DESCRIPTION OF THE TASK:
The lines below are to be quoted exactly, from the first through the one that contains "60pt] (brand) at".
___ GIVEN MATERIAL ___
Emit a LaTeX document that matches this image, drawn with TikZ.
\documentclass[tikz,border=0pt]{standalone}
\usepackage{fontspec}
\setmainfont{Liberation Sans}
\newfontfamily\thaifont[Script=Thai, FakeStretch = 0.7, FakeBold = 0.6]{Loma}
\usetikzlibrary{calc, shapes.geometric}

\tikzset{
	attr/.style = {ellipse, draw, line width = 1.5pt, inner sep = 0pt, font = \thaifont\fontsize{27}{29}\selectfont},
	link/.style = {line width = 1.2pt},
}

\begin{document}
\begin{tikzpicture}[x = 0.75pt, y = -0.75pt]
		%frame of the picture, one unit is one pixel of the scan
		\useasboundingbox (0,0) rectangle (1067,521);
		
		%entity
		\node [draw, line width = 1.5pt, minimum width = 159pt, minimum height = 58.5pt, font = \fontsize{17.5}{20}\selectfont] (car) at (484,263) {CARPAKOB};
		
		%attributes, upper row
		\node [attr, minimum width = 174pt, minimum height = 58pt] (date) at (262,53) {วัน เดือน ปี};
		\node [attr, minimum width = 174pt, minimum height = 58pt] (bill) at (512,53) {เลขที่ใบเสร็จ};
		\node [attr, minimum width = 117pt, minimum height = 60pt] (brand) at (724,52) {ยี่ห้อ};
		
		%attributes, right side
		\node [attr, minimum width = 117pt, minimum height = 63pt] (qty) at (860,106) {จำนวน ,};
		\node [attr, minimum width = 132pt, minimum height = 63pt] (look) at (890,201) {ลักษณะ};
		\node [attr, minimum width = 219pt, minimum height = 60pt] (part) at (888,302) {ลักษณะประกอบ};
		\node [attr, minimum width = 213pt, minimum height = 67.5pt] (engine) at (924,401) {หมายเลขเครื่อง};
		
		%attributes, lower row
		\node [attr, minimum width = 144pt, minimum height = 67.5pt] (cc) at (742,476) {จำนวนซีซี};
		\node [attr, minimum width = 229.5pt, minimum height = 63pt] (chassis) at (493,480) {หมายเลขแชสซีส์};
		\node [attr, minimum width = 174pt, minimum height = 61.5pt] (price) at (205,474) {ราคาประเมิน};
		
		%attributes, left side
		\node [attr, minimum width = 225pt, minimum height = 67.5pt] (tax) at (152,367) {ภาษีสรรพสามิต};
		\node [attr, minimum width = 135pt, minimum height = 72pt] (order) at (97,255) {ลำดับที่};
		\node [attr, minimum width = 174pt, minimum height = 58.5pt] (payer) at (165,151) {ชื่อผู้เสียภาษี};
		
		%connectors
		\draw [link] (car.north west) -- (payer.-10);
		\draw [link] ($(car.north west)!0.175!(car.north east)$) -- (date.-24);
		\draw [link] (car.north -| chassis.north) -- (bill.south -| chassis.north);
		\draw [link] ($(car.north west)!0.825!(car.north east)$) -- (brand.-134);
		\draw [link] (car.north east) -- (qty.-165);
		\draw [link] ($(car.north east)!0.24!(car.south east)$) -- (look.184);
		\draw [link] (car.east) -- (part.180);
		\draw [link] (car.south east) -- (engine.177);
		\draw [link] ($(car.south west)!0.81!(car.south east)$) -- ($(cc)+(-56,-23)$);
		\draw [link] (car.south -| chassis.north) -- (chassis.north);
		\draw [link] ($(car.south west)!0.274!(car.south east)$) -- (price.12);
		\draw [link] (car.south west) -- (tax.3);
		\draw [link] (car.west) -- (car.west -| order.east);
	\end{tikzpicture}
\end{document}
___
COMPLETED EXERCISE:
Emit a LaTeX document that matches this image, drawn with TikZ.
\documentclass[tikz,border=0pt]{standalone}
\usepackage{fontspec}
\setmainfont{Liberation Sans}
\newfontfamily\thaifont[Script=Thai, FakeStretch = 0.7, FakeBold = 0.6]{Loma}
\usetikzlibrary{calc, shapes.geometric}

\tikzset{
	attr/.style = {ellipse, draw, line width = 1.5pt, inner sep = 0pt, font = \thaifont\fontsize{27}{29}\selectfont},
	link/.style = {line width = 1.2pt},
}

\begin{document}
\begin{tikzpicture}[x = 0.75pt, y = -0.75pt]
		%frame of the picture, one unit is one pixel of the scan
		\useasboundingbox (0,0) rectangle (1067,521);
		
		%entity
		\node [draw, line width = 1.5pt, minimum width = 159pt, minimum height = 58.5pt, font = \fontsize{17.5}{20}\selectfont] (car) at (484,263) {CARPAKOB};
		
		%attributes, upper row
		\node [attr, minimum width = 174pt, minimum height = 58pt] (date) at (262,53) {วัน เดือน ปี};
		\node [attr, minimum width = 174pt, minimum height = 58pt] (bill) at (512,53) {เลขที่ใบเสร็จ};
		\node [attr, minimum width = 117pt, minimum height = 60pt] (brand) at (724,52) {ยี่ห้อ};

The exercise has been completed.